MAESTRO COMPAGNO
Mario Lodi è un mio compagno.
Compagno di scuola, quando dalla finestra della Scuola Città Pestalozzi leggevo in classe la storia di Cipì, che era appena uscita nelle edizioni Einaudi. Anche da noi si vedevano gli uccelli che sfrecciavano veloci fra gli alberi del giardino.
Ed in classe i bambini ascoltavano, guardavano le rondini e volavano con loro, immaginandone umane avventure. Io ero più giovane di te, ma ci avvicinava l’entusiasmo per i metodi attivi, per l’attenzione all’infanzia, per l’impegno verso la cultura e la società.
Per me eri il compagno più grande verso cui guardare con fiducia; eri la conferma che si può agire nella scuola e nell’educazione senza lasciarsi invischiare dalle richieste burocratiche, dalle mode, dalle tentazioni consumistiche. Tu eri impegnato con il Movimento di Cooperazione Educativa, io con i CEMEA, convinti entrambi che l’“isolamento logora l’entusiasmo” e che i metodi attivi non si identificano con un singolo maestro.

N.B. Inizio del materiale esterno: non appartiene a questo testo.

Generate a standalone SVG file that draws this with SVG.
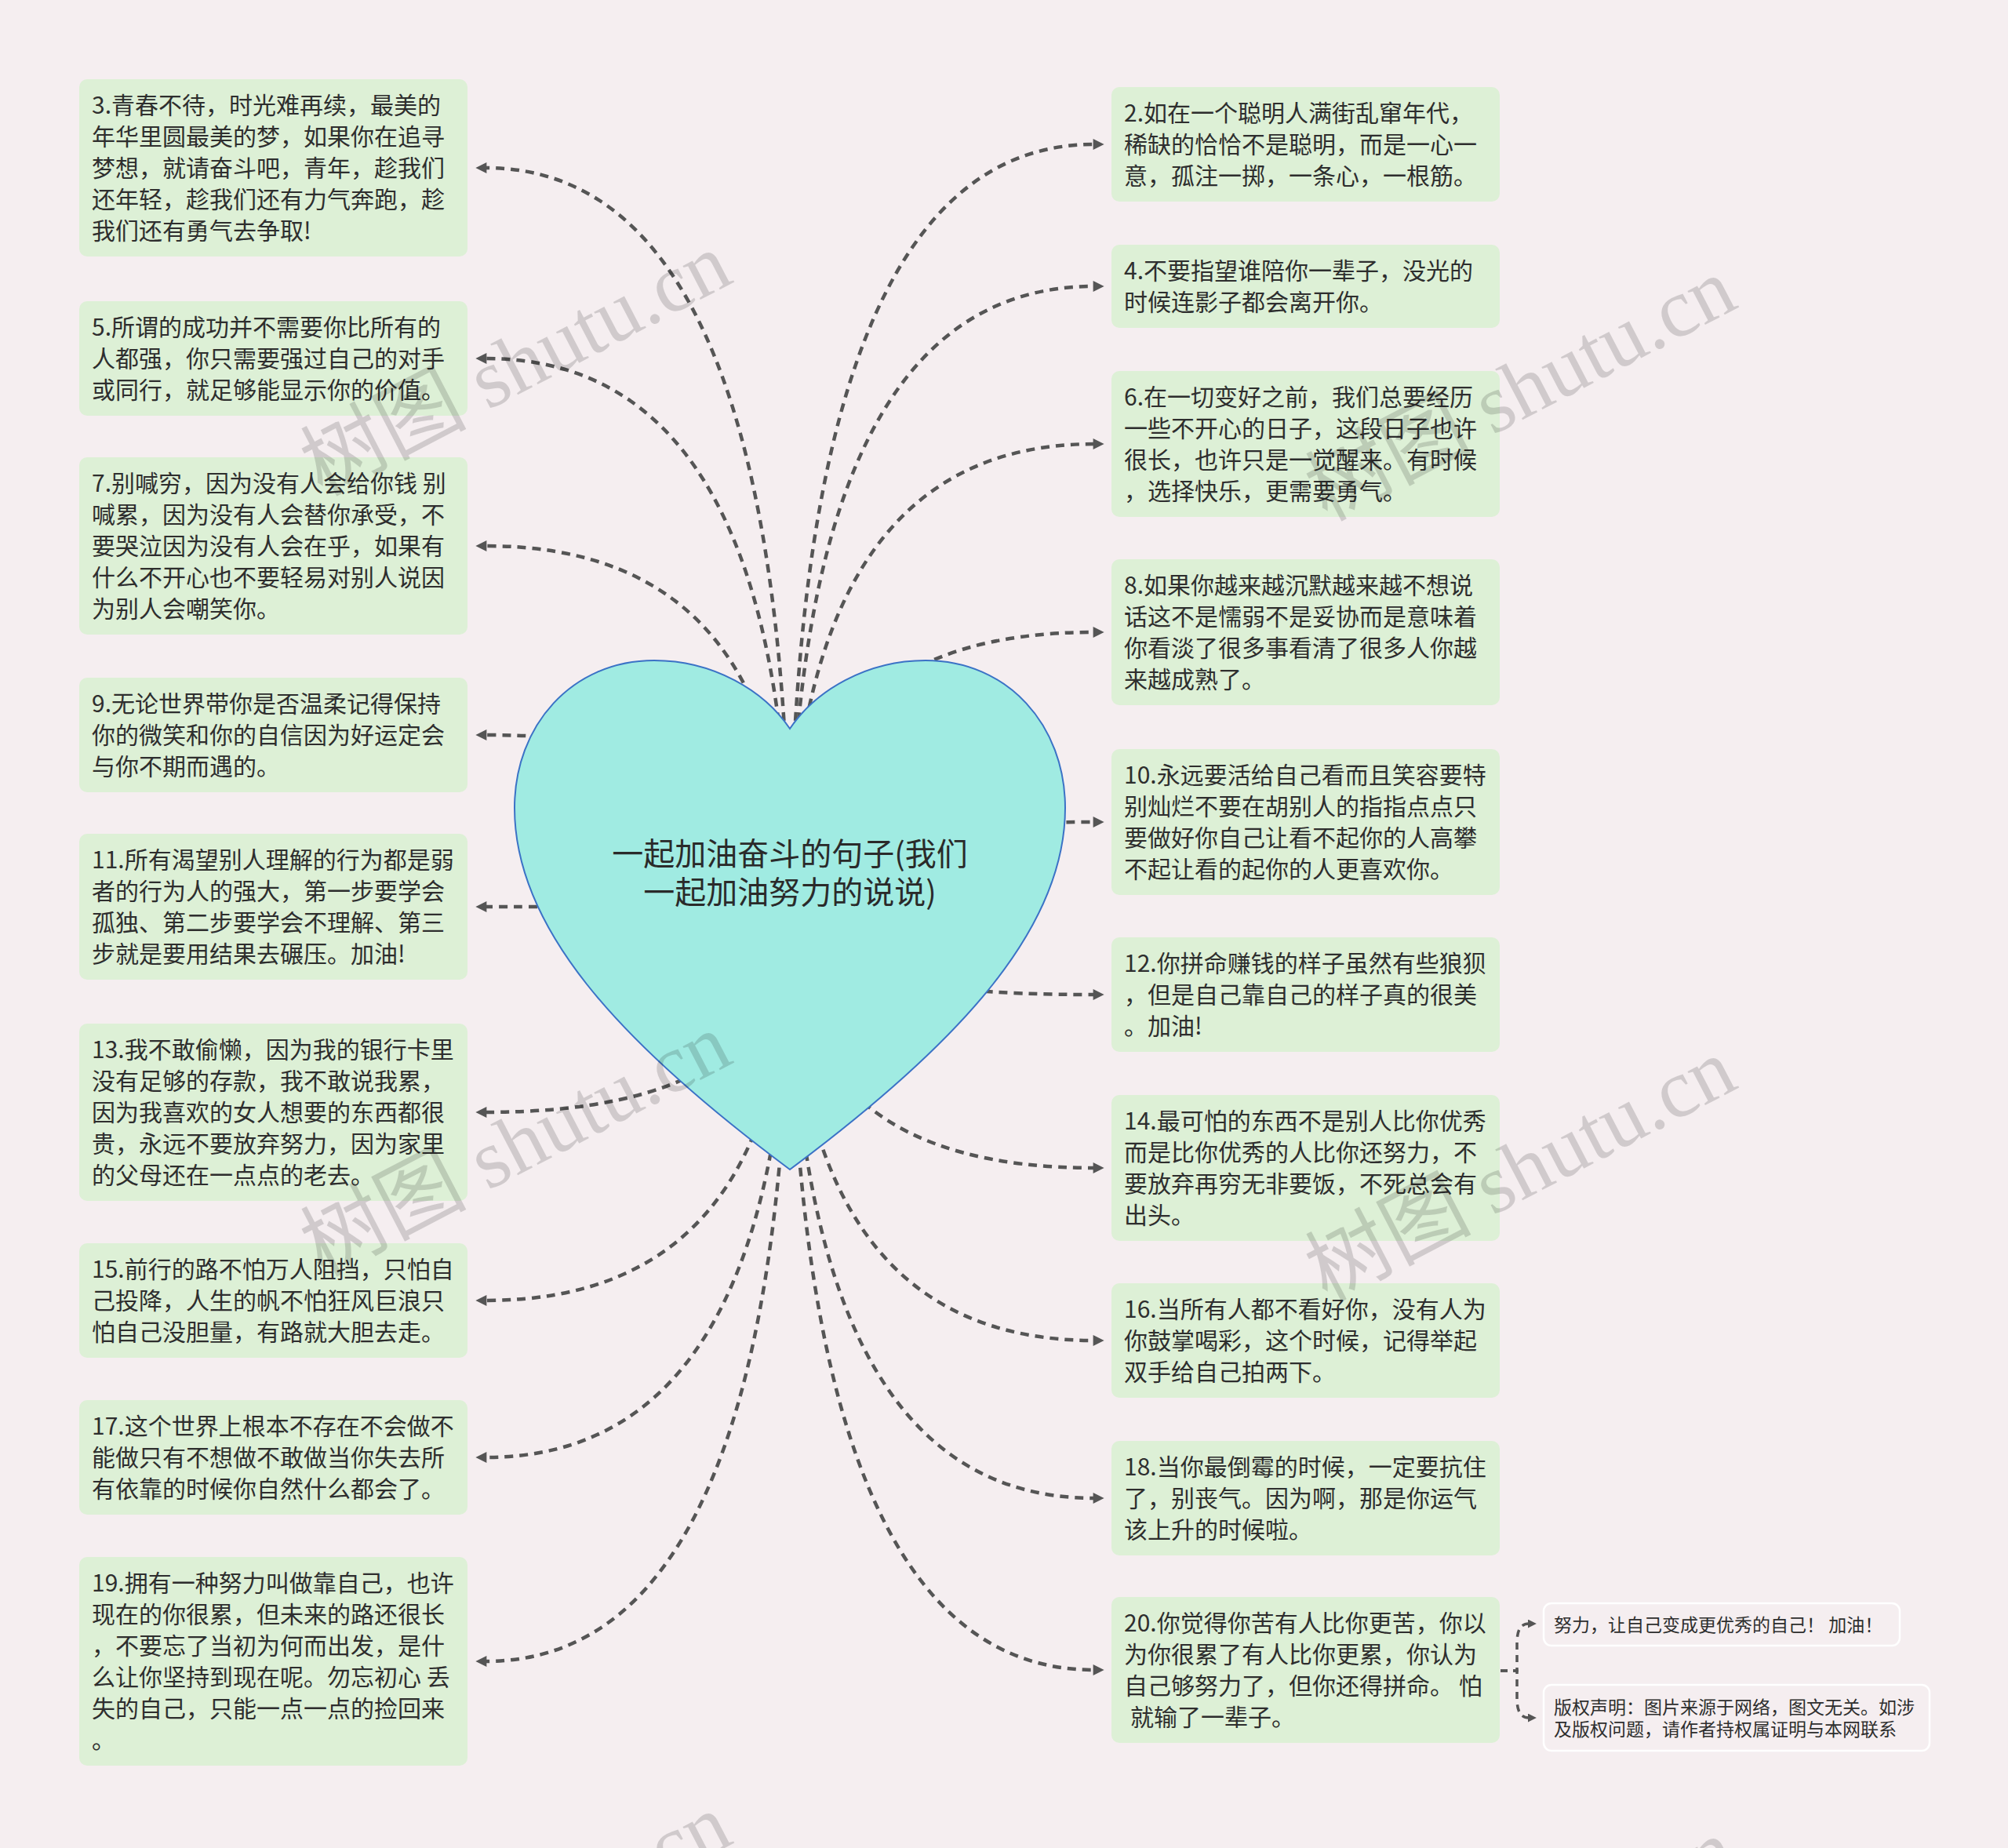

Compagno a distanza, che io seguivo con occhio attento (e da parte mia un po’ invidioso) perché tu eri capace di raccontare della scuola di tutti i giorni, con bambini e genitori veri, come ne I quaderni di Piadena. O quando dimostravi che, nonostante le ristrettezze economiche, le difficoltà ambientali, è sempre possibile migliorare qualcosa e che C’è speranza se questo accade a Vho. Leggevo il tuo libro nei lunghi percorsi in pullman che mi portavano nelle campagne attorno a Firenze, dove le piccole scuole stavano ancora in stanze sopra le stalle e nella stessa aula si insegnava ai bambini dai sei a quattordici anni. Compagno Mario, avrei voluto essere bravo come te.
Compagno di interessi, quando dicevi che “occorre liberare le capacità creative del fanciullo” e che tocca al maestro aiutarlo a trasformare le sue parole in immagini, in corpo, in arte. E aprivi la Casa delle Arti e del Gioco, raccogliendo disegni, pensieri, idee di tanti bambini e invitando tutti a “vedere il mondo da un’altra prospettiva”, a pensare ad un mondo di amicizia, di cooperazione, di gioia. E’ anche pensando alla tua Casa che sceglievo i disegni per la rubrica su Scuola dell’Infanzia, per mostrare quanto pensano i bambini, quanto sono “impertinenti”, quanto sono complessi.
Compagno vicino, quando abbiamo lavorato per la rivista La Vita Scolastica. E lì ascoltavo i tuoi saggi interventi alle riunioni del comitato scientifico. A volte mi meravigliavo della semplicità del tuo dire, del tuo buon senso, della forma poco aulica che avevi nel descrivere come si sarebbe potuto fare meglio un rivista che fosse di aiuto per i docenti più giovani. C’è molto da fare, dicevi. E avevi ragione. L’impegno educativo non si ferma mai, non c’è un punto di arrivo, un arresto soddisfatto. C’è sempre la gioia di essere giunti e la tristezza di non essere arrivati. L’educazione è attiva, proprio perché non si soddisfa del solo passato o del presente.
Compagno presente, quando penso alla determinazione, alla costanza, alla continuità del tuo lavoro. E sento che sei presente nel mio piccolo impegno quotidiano e vorrei che anche tanti altri lo sentissero, perché “noi” possiamo cambiare. Con modestia e con determinazione, con coscienza e con atteggiamento critico, con piacere ludico e con impegno sociale, con entusiasmo e con amicizia, con divertimento e con gioia di vivere. Insomma, con quelle stesse cose che tu, compagno Mario, hai dimostrato tener presenti per tutta la vita.